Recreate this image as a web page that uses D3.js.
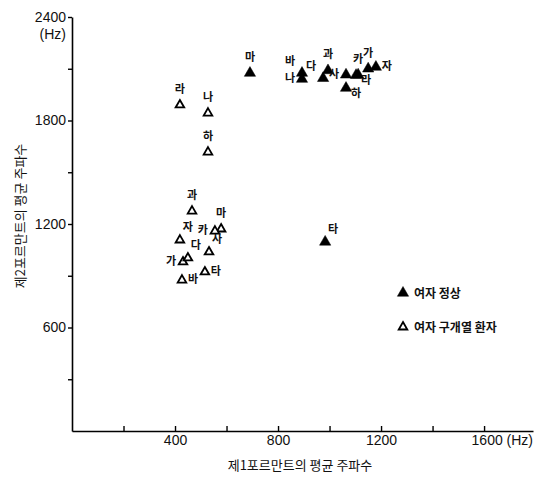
<!DOCTYPE html>
<html>
<head>
<meta charset="utf-8">
<script src="https://cdn.jsdelivr.net/npm/d3@7"></script>
<style>
  body { margin: 0; background: #fff; }
  svg { display: block; }
  .tick text { font-family: "Liberation Sans", "DejaVu Sans", sans-serif; }
</style>
</head>
<body>
<svg id="chart" width="551" height="477"></svg>
<script>
// normal women (filled triangles)
var normalLabels = ["마", "바", "나", "다", "과", "사", "라", "카", "하", "가", "자", "타"];
var normalF1 = [691, 893, 893, 975, 994, 1064, 1103, 1111, 1064, 1150, 1180, 983];
var normalF2 = [2075, 2075, 2040, 2045, 2090, 2065, 2063, 2065, 1988, 2100, 2110, 1096];
var normalLabelPos = ["t", "tl", "l", "tl", "t", "l", "br", "t", "br", "t", "r", "tr"];

// women with cleft palate (open triangles)
var cleftLabels = ["라", "나", "하", "과", "마", "카", "자", "가", "다", "사", "바", "타"];
var cleftF1 = [419, 528, 528, 466, 579, 555, 419, 431, 450, 532, 427, 516];
var cleftF2 = [1890, 1843, 1617, 1275, 1171, 1159, 1107, 980, 1003, 1038, 875, 922];
var cleftLabelPos = ["t", "t", "t", "t", "t", "l", "tr", "l", "tr", "tr", "r", "r"];

var xTicks = [200, 400, 600, 800, 1000, 1200, 1400, 1600];
var xTickLabels = { 400: "400", 800: "800", 1200: "1200", 1600: "1600 (Hz)" };
var yTicks = [300, 600, 900, 1200, 1500, 1800, 2100, 2400];
var yTickLabels = { 600: "600", 1200: "1200", 1800: "1800", 2400: "2400" };

var legendItems = ["여자 정상", "여자 구개열 환자"];

var korFont = '"Noto Sans CJK KR", "Noto Sans", sans-serif';

var svg = d3.select("#chart");

var x = d3.scaleLinear().domain([0, 1790]).range([72, 533]);
var y = d3.scaleLinear().domain([0, 2400]).range([431, 17]);

// x axis, ticks pointing up into the plot
var xAxis = svg.append("g")
    .attr("transform", "translate(0," + y(0) + ")")
    .call(d3.axisBottom(x)
        .tickValues(xTicks)
        .tickSizeInner(-5)
        .tickSizeOuter(0)
        .tickPadding(4)
        .tickFormat(function(d) { return xTickLabels[d] || ""; }));
xAxis.select(".domain").attr("stroke-width", 1.6);
xAxis.selectAll(".tick line").attr("stroke-width", 1.4);
xAxis.selectAll(".tick text").attr("font-size", 14).attr("fill", "#111");
// last label carries the unit, keep the number over its tick
xAxis.selectAll(".tick text")
    .filter(function(d) { return d == 1600; })
    .attr("text-anchor", "start")
    .attr("x", -13);

// y axis
var yAxis = svg.append("g")
    .attr("transform", "translate(" + x(0) + ",0)")
    .call(d3.axisLeft(y)
        .tickValues(yTicks)
        .tickSizeInner(4)
        .tickSizeOuter(0)
        .tickPadding(2)
        .tickFormat(function(d) { return yTickLabels[d] || ""; }));
yAxis.select(".domain").attr("stroke-width", 1.6);
yAxis.selectAll(".tick line").attr("stroke-width", 1.4);
yAxis.selectAll(".tick text").attr("font-size", 14).attr("fill", "#111");

// (Hz) unit under the top y label
svg.append("text")
    .attr("x", 66).attr("y", y(2400) + 22)
    .attr("text-anchor", "end")
    .attr("font-family", '"Liberation Sans", sans-serif')
    .attr("font-size", 14).attr("fill", "#111")
    .text("(Hz)");

// axis titles
svg.append("text")
    .attr("x", 300).attr("y", 470)
    .attr("text-anchor", "middle")
    .attr("font-family", korFont)
    .attr("font-size", 13).attr("fill", "#111")
    .text("제1포르만트의 평균 주파수");
svg.append("text")
    .attr("transform", "translate(25,216) rotate(-90)")
    .attr("text-anchor", "middle")
    .attr("font-family", korFont)
    .attr("font-size", 13).attr("fill", "#111")
    .text("제2포르만트의 평균 주파수");

var tri = d3.symbol().type(d3.symbolTriangle);

function labelOffset(p) {
    var o = { t: [0, -12], tl: [-12, -8], tr: [8, -9], l: [-12, 3], r: [11, 3], br: [10, 9] };
    return o[p];
}

function drawSeries(labels, f1, f2, pos, filled) {
    var data = labels.map(function(l, i) { return { label: l, f1: f1[i], f2: f2[i], pos: pos[i] }; });
    var g = svg.append("g");
    g.selectAll("path")
        .data(data)
        .enter()
        .append("path")
        .attr("d", tri.size(filled ? 55 : 32)())
        .attr("transform", function(d) { return "translate(" + x(d.f1) + "," + y(d.f2) + ")"; })
        .attr("fill", filled ? "#000" : "#fff")
        .attr("stroke", "#000")
        .attr("stroke-width", filled ? 0.5 : 1.8);
    g.selectAll("text")
        .data(data)
        .enter()
        .append("text")
        .attr("x", function(d) { return x(d.f1) + labelOffset(d.pos)[0]; })
        .attr("y", function(d) { return y(d.f2) + labelOffset(d.pos)[1]; })
        .attr("text-anchor", "middle")
        .attr("font-family", korFont)
        .attr("font-weight", "bold")
        .attr("font-size", 11)
        .attr("fill", "#111")
        .text(function(d) { return d.label; });
}

drawSeries(cleftLabels, cleftF1, cleftF2, cleftLabelPos, false);
drawSeries(normalLabels, normalF1, normalF2, normalLabelPos, true);

// legend
var legend = svg.append("g").attr("transform", "translate(403,293)");
legendItems.forEach(function(t, i) {
    var row = legend.append("g").attr("transform", "translate(0," + (i * 34) + ")");
    row.append("path")
        .attr("d", tri.size(i == 0 ? 55 : 32)())
        .attr("fill", i == 0 ? "#000" : "#fff")
        .attr("stroke", "#000")
        .attr("stroke-width", i == 0 ? 0.5 : 1.8);
    row.append("text")
        .attr("x", 11).attr("y", 5)
        .attr("font-family", korFont)
        .attr("font-weight", "bold")
        .attr("font-size", 12)
        .attr("fill", "#111")
        .text(t);
});
</script>
</body>
</html>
──────────
Set down the complete material exactly, but do not include the images.

EXERCISE OUTPUT:
Recreate this image as a web page that uses D3.js.
<!DOCTYPE html>
<html>
<head>
<meta charset="utf-8">
<script src="https://cdn.jsdelivr.net/npm/d3@7"></script>
<style>
  body { margin: 0; background: #fff; }
  svg { display: block; }
  .tick text { font-family: "Liberation Sans", "DejaVu Sans", sans-serif; }
</style>
</head>
<body>
<svg id="chart" width="551" height="477"></svg>
<script>
// normal women (filled triangles)
var normalLabels = ["마", "바", "나", "다", "과", "사", "라", "카", "하", "가", "자", "타"];
var normalF1 = [691, 893, 893, 975, 994, 1064, 1103, 1111, 1064, 1150, 1180, 983];
var normalF2 = [2075, 2075, 2040, 2045, 2090, 2065, 2063, 2065, 1988, 2100, 2110, 1096];
var normalLabelPos = ["t", "tl", "l", "tl", "t", "l", "br", "t", "br", "t", "r", "tr"];

// women with cleft palate (open triangles)
var cleftLabels = ["라", "나", "하", "과", "마", "카", "자", "가", "다", "사", "바", "타"];
var cleftF1 = [419, 528, 528, 466, 579, 555, 419, 431, 450, 532, 427, 516];
var cleftF2 = [1890, 1843, 1617, 1275, 1171, 1159, 1107, 980, 1003, 1038, 875, 922];
var cleftLabelPos = ["t", "t", "t", "t", "t", "l", "tr", "l", "tr", "tr", "r", "r"];

var xTicks = [200, 400, 600, 800, 1000, 1200, 1400, 1600];
var xTickLabels = { 400: "400", 800: "800", 1200: "1200", 1600: "1600 (Hz)" };
var yTicks = [300, 600, 900, 1200, 1500, 1800, 2100, 2400];
var yTickLabels = { 600: "600", 1200: "1200", 1800: "1800", 2400: "2400" };

var legendItems = ["여자 정상", "여자 구개열 환자"];

var korFont = '"Noto Sans CJK KR", "Noto Sans", sans-serif';

var svg = d3.select("#chart");

var x = d3.scaleLinear().domain([0, 1790]).range([72, 533]);
var y = d3.scaleLinear().domain([0, 2400]).range([431, 17]);

// x axis, ticks pointing up into the plot
var xAxis = svg.append("g")
    .attr("transform", "translate(0," + y(0) + ")")
    .call(d3.axisBottom(x)
        .tickValues(xTicks)
        .tickSizeInner(-5)
        .tickSizeOuter(0)
        .tickPadding(4)
        .tickFormat(function(d) { return xTickLabels[d] || ""; }));
xAxis.select(".domain").attr("stroke-width", 1.6);
xAxis.selectAll(".tick line").attr("stroke-width", 1.4);
xAxis.selectAll(".tick text").attr("font-size", 14).attr("fill", "#111");
// last label carries the unit, keep the number over its tick
xAxis.selectAll(".tick text")
    .filter(function(d) { return d == 1600; })
    .attr("text-anchor", "start")
    .attr("x", -13);

// y axis
var yAxis = svg.append("g")
    .attr("transform", "translate(" + x(0) + ",0)")
    .call(d3.axisLeft(y)
        .tickValues(yTicks)
        .tickSizeInner(4)
        .tickSizeOuter(0)
        .tickPadding(2)
        .tickFormat(function(d) { return yTickLabels[d] || ""; }));
yAxis.select(".domain").attr("stroke-width", 1.6);
yAxis.selectAll(".tick line").attr("stroke-width", 1.4);
yAxis.selectAll(".tick text").attr("font-size", 14).attr("fill", "#111");

// (Hz) unit under the top y label
svg.append("text")
    .attr("x", 66).attr("y", y(2400) + 22)
    .attr("text-anchor", "end")
    .attr("font-family", '"Liberation Sans", sans-serif')
    .attr("font-size", 14).attr("fill", "#111")
    .text("(Hz)");

// axis titles
svg.append("text")
    .attr("x", 300).attr("y", 470)
    .attr("text-anchor", "middle")
    .attr("font-family", korFont)
    .attr("font-size", 13).attr("fill", "#111")
    .text("제1포르만트의 평균 주파수");
svg.append("text")
    .attr("transform", "translate(25,216) rotate(-90)")
    .attr("text-anchor", "middle")
    .attr("font-family", korFont)
    .attr("font-size", 13).attr("fill", "#111")
    .text("제2포르만트의 평균 주파수");

var tri = d3.symbol().type(d3.symbolTriangle);

function labelOffset(p) {
    var o = { t: [0, -12], tl: [-12, -8], tr: [8, -9], l: [-12, 3], r: [11, 3], br: [10, 9] };
    return o[p];
}

function drawSeries(labels, f1, f2, pos, filled) {
    var data = labels.map(function(l, i) { return { label: l, f1: f1[i], f2: f2[i], pos: pos[i] }; });
    var g = svg.append("g");
    g.selectAll("path")
        .data(data)
        .enter()
        .append("path")
        .attr("d", tri.size(filled ? 55 : 32)())
        .attr("transform", function(d) { return "translate(" + x(d.f1) + "," + y(d.f2) + ")"; })
        .attr("fill", filled ? "#000" : "#fff")
        .attr("stroke", "#000")
        .attr("stroke-width", filled ? 0.5 : 1.8);
    g.selectAll("text")
        .data(data)
        .enter()
        .append("text")
        .attr("x", function(d) { return x(d.f1) + labelOffset(d.pos)[0]; })
        .attr("y", function(d) { return y(d.f2) + labelOffset(d.pos)[1]; })
        .attr("text-anchor", "middle")
        .attr("font-family", korFont)
        .attr("font-weight", "bold")
        .attr("font-size", 11)
        .attr("fill", "#111")
        .text(function(d) { return d.label; });
}

drawSeries(cleftLabels, cleftF1, cleftF2, cleftLabelPos, false);
drawSeries(normalLabels, normalF1, normalF2, normalLabelPos, true);

// legend
var legend = svg.append("g").attr("transform", "translate(403,293)");
legendItems.forEach(function(t, i) {
    var row = legend.append("g").attr("transform", "translate(0," + (i * 34) + ")");
    row.append("path")
        .attr("d", tri.size(i == 0 ? 55 : 32)())
        .attr("fill", i == 0 ? "#000" : "#fff")
        .attr("stroke", "#000")
        .attr("stroke-width", i == 0 ? 0.5 : 1.8);
    row.append("text")
        .attr("x", 11).attr("y", 5)
        .attr("font-family", korFont)
        .attr("font-weight", "bold")
        .attr("font-size", 12)
        .attr("fill", "#111")
        .text(t);
});
</script>
</body>
</html>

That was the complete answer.